Your output is the lines from the first one to the one containing "plt.rcParams['font.family'] = ['Liberation", repeated exactly, with images left out.
·····
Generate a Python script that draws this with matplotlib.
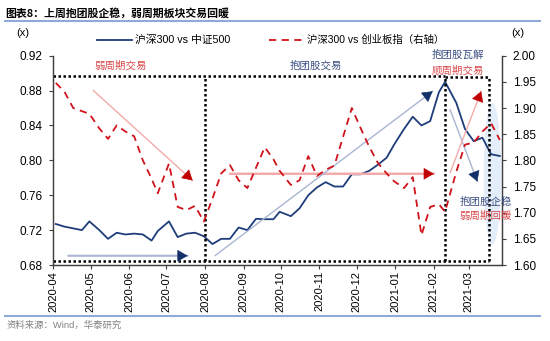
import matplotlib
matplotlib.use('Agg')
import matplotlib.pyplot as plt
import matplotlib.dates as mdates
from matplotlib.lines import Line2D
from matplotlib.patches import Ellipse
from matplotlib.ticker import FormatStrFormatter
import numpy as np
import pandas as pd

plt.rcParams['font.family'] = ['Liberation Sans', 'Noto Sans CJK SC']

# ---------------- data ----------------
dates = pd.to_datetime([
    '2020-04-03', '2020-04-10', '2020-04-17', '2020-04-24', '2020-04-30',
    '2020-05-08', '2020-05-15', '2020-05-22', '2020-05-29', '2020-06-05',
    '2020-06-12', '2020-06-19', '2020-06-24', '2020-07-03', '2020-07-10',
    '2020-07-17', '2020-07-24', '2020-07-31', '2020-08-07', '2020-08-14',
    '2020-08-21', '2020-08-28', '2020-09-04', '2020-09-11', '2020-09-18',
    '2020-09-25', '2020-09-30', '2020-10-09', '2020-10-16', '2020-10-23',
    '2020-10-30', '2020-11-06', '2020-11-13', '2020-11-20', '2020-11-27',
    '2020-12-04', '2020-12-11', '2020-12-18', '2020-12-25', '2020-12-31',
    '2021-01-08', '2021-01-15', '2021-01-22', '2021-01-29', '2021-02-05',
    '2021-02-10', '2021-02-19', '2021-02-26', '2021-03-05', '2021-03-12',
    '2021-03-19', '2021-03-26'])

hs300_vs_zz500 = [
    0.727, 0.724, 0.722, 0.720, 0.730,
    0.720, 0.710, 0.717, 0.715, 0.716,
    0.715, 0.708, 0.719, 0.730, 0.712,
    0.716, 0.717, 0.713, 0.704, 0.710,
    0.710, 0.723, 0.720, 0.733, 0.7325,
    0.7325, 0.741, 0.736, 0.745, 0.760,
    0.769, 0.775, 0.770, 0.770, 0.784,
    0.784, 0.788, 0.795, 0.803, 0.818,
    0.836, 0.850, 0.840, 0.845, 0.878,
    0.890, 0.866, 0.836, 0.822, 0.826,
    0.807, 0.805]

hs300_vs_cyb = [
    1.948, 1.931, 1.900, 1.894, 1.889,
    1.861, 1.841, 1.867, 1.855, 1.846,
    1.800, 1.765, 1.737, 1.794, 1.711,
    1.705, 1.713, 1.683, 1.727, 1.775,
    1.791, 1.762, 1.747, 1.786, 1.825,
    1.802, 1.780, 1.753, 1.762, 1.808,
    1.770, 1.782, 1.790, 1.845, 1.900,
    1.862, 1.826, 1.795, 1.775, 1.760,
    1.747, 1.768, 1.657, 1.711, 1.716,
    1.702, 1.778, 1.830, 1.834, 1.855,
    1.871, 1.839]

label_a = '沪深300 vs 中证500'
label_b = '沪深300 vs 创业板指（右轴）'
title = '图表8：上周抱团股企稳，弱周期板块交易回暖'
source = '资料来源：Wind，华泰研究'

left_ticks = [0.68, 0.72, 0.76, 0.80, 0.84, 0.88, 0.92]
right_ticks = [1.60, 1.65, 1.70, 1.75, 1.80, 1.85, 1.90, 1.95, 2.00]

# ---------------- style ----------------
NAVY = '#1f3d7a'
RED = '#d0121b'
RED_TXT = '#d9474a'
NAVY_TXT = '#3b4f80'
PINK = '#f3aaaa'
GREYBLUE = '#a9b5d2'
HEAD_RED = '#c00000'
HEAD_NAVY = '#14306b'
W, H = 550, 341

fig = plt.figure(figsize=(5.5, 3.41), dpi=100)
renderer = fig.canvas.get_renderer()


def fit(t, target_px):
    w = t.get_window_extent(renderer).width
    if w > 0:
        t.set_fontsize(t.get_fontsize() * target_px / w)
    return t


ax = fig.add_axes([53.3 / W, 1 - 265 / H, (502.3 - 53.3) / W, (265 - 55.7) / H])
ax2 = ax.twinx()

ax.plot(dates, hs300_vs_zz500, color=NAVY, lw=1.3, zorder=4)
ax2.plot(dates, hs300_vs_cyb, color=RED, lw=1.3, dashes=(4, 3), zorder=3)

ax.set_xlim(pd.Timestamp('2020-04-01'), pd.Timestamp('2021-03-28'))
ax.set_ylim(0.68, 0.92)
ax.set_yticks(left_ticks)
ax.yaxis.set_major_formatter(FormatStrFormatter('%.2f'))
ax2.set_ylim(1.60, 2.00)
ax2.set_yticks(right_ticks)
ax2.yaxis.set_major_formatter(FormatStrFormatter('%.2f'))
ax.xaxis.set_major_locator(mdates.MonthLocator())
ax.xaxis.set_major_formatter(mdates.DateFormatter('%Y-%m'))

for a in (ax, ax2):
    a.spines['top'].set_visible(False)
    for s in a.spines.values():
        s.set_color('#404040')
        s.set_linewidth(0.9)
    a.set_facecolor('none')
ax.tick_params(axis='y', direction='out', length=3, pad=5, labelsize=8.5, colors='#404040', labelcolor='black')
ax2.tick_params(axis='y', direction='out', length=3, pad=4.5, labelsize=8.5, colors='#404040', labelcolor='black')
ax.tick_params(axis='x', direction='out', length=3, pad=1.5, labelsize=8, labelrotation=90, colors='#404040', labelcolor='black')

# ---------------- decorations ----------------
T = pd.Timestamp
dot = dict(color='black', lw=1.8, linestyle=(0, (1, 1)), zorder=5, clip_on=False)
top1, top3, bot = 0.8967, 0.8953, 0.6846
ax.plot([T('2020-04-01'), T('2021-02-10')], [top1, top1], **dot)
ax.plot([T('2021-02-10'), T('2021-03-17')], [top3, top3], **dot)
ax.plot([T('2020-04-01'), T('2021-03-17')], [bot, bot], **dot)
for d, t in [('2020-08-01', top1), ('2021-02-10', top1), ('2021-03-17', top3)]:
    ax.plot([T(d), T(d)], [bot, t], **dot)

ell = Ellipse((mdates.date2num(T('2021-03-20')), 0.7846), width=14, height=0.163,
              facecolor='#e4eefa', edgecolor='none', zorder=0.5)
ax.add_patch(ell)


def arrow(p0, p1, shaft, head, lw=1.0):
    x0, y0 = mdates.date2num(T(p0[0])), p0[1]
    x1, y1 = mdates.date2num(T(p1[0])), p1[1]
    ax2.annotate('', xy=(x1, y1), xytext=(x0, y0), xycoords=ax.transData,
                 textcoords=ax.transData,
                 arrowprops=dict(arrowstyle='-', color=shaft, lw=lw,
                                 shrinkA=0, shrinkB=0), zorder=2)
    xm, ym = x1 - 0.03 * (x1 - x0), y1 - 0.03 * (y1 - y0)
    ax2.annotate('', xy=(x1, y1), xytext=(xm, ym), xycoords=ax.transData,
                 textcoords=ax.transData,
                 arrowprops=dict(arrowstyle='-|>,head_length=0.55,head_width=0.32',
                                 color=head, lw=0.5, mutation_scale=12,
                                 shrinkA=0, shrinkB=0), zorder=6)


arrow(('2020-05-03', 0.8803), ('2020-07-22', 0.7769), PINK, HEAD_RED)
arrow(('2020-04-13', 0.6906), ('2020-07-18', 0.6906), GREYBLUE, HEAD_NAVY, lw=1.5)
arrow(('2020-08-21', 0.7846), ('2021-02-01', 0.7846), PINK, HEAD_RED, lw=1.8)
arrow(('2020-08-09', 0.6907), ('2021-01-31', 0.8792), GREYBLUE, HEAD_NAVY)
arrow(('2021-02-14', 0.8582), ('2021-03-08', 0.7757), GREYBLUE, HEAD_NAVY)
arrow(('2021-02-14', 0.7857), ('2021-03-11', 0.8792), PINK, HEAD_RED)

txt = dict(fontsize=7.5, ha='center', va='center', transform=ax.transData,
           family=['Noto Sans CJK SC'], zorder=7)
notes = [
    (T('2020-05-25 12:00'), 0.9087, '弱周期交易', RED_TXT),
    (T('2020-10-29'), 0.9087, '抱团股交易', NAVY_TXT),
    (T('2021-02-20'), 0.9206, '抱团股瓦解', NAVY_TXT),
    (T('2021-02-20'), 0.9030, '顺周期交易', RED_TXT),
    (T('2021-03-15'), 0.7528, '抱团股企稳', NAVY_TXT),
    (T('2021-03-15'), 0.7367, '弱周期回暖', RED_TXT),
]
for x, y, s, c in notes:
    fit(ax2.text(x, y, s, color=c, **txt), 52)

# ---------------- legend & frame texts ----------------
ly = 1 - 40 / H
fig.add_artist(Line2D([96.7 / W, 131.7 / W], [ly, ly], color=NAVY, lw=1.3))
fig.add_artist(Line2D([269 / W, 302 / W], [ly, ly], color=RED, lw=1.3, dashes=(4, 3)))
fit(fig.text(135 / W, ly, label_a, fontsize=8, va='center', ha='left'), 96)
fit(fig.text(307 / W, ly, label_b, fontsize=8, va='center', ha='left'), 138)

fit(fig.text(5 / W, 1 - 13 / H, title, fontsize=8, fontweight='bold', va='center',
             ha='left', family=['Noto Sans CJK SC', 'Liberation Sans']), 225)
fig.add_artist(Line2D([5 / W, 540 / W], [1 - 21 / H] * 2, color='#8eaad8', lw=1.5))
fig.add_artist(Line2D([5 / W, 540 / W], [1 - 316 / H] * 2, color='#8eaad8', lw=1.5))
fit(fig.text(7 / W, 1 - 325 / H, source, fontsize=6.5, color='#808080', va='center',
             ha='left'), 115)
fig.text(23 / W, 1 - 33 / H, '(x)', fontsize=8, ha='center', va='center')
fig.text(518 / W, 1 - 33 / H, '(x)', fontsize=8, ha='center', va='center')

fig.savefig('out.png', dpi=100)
·····
Response to this task
Generate a Python script that draws this with matplotlib.
import matplotlib
matplotlib.use('Agg')
import matplotlib.pyplot as plt
import matplotlib.dates as mdates
from matplotlib.lines import Line2D
from matplotlib.patches import Ellipse
from matplotlib.ticker import FormatStrFormatter
import numpy as np
import pandas as pd

plt.rcParams['font.family'] = ['Liberation Sans', 'Noto Sans CJK SC']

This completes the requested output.